Wie das 200 Euro teure Seminar aussieht kann ja mal einer berichten der investiert hat, bin gespannt auf die Meinung.


----------



## chrismo1980 (8. September 2015)

*AW: Zanderkant Online Guiding - seinen Preis wert?*

Ja das würde mich auch interessieren. Gerade da er zu Beginn nur ca. 75 Leute aufnehmen wollte und nicht mehr bewerkstelligen konnte (seine Aussage). Sind die 75 in den paar Wochen seit Mai nun alles Profis? Oder hat Ihnen das alles nicht geholfen? Brauchen die ersten 75 Leute keine Hilfe mehr oder warum sind wieder 75 neue Leute zu betreuen?

Grundsätzlich finde ich ihn auch sehr authentisch. Ich fand die meisten Videos auch nett und habe sie mir angeschaut. Meiner Meinung nach sind diese kurzen Videos aber kaum hilfreich, da sie bewusst sehr kurz und knapp aufgebaut sind und kaum Mehrwert liefern (zumindest für mich).


----------



## DAVE1 (8. September 2015)

*AW: Zanderkant Online Guiding - seinen Preis wert?*

Ich hätte lieber was in der Hand, wenn er das Manifest wie er es ausdrückt
so als Heft oder Buch mit den dazu die ganzen DvD,s.
Da hätte ich auch 50 bis 100 Euro ausgegeben.

Gruß DAVE1


----------



## shafty262 (8. September 2015)

*AW: Zanderkant Online Guiding - seinen Preis wert?*

Ich sehe das auch wie Dave. 200 ist voll überzogen für ein onlinebasiertes "Angelprogramm". Das geht langsam in die Richtung in der sich der Fitnesswahn entwickelt hat.

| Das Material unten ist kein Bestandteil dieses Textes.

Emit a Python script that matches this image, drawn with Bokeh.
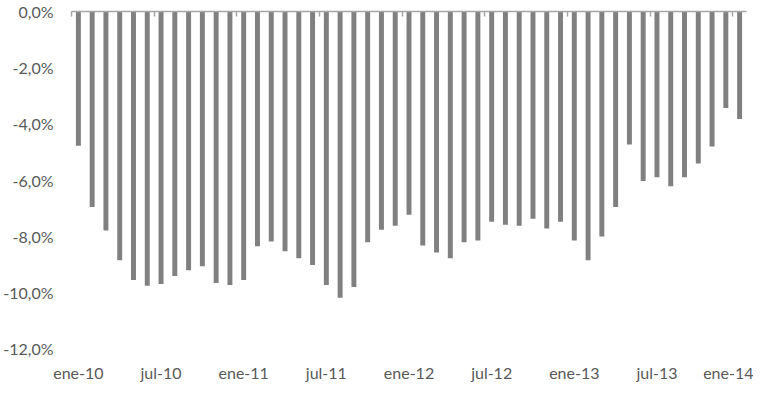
from bokeh.plotting import figure
from bokeh.models import (Range1d, FixedTicker, CustomJSTickFormatter, LinearAxis,
                          ColumnDataSource)
from bokeh.embed import file_html
from bokeh.resources import INLINE

# Monthly values, ene-10 .. ene-14 (percent)
values = [-4.78, -6.96, -7.80, -8.86, -9.56, -9.77, -9.70, -9.42, -9.21,
          -9.07, -9.67, -9.74, -9.56, -8.36, -8.19, -8.54, -8.79, -9.03,
          -9.74, -10.19, -9.81, -8.22, -7.77, -7.63, -7.24, -8.33, -8.58,
          -8.79, -8.22, -8.15, -7.49, -7.59, -7.63, -7.38, -7.73, -7.49,
          -8.15, -8.86, -8.01, -6.96, -4.74, -6.04, -5.90, -6.22, -5.90,
          -5.41, -4.81, -3.44, -3.83]
tick_labels = ["ene-10", "jul-10", "ene-11", "jul-11", "ene-12",
               "jul-12", "ene-13", "jul-13", "ene-14"]
y_ticks = [0, -2, -4, -6, -8, -10, -12]

n = len(values)
idx = list(range(n))
src = ColumnDataSource(dict(x=idx, v=values, zero=[0] * n))

FONT = "Lato"
TXT = "#595959"

p = figure(width=753, height=384, output_backend="svg", toolbar_location=None,
           x_range=Range1d(-0.5, n - 0.5), y_range=Range1d(-12, 0),
           min_border_left=71, min_border_right=7, min_border_top=11,
           min_border_bottom=32)
p.outline_line_color = None
p.xgrid.visible = False
p.ygrid.visible = False

p.vbar(x="x", width=0.36, top="zero", bottom="v", source=src,
       fill_color="#808080", line_color=None)

# bottom category labels
p.xaxis.ticker = FixedTicker(ticks=[i * 6 for i in range(len(tick_labels))])
p.xaxis.formatter = CustomJSTickFormatter(args=dict(labels=tick_labels),
                                          code="return labels[Math.round(tick/6)] || '';")
p.xaxis.axis_line_color = None
p.xaxis.major_tick_line_color = None
p.xaxis.minor_tick_line_color = None
p.xaxis.major_tick_out = 0
p.xaxis.major_tick_in = 0
p.xaxis.major_label_standoff = 14
p.xaxis.major_label_text_font = FONT
p.xaxis.major_label_text_font_size = "16px"
p.xaxis.major_label_text_color = TXT

# left value axis
p.yaxis.ticker = FixedTicker(ticks=y_ticks)
p.yaxis.formatter = CustomJSTickFormatter(
    code="return tick.toFixed(1).replace('.', ',') + '%';")
p.yaxis.axis_line_color = None
p.yaxis.major_tick_line_color = None
p.yaxis.minor_tick_line_color = None
p.yaxis.major_tick_out = 0
p.yaxis.major_tick_in = 0
p.yaxis.major_label_standoff = 18
p.yaxis.major_label_text_font = FONT
p.yaxis.major_label_text_font_size = "16px"
p.yaxis.major_label_text_color = TXT

# zero line with tick marks (category axis crossing at 0)
top_axis = LinearAxis(ticker=FixedTicker(ticks=[i * 6 - 0.5 for i in range(9)]),
                      formatter=CustomJSTickFormatter(code="return '';"))
top_axis.axis_line_color = "#a6a6a6"
top_axis.axis_line_width = 1.5
top_axis.major_tick_line_color = "#a6a6a6"
top_axis.major_tick_line_width = 1.5
top_axis.major_tick_in = 5
top_axis.major_tick_out = 0
top_axis.minor_tick_line_color = None
top_axis.major_label_standoff = 0
top_axis.major_label_text_font_size = "0px"
p.add_layout(top_axis, "above")

open("out.html", "w").write(file_html(p, INLINE))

Gesendet von meinem D6603 mit Tapatalk


----------



## Angler9999 (8. September 2015)

*AW: Zanderkant Online Guiding - seinen Preis wert?*



Taxidermist schrieb:


> Ich finde es gut und den Preis angemessen, eigentlich noch zu günstig.
> Im nächsten Leben lerne ich das auch noch mit dem Schnurtasten und werde Zanderflüsterer!
> 
> Jürgen



Da bist du etwas spät dran. Den gibt es schon.

http://www.zanderfluesterer.de/galerien/96/video


----------



## Ruti Island (8. September 2015)

*AW: Zanderkant Online Guiding - seinen Preis wert?*



DAVE1 schrieb:


> Ich hätte lieber was in der Hand, wenn er das Manifest wie er es ausdrückt
> so als Heft oder Buch mit den dazu die ganzen DvD,s.
> Da hätte ich auch 50 bis 100 Euro ausgegeben.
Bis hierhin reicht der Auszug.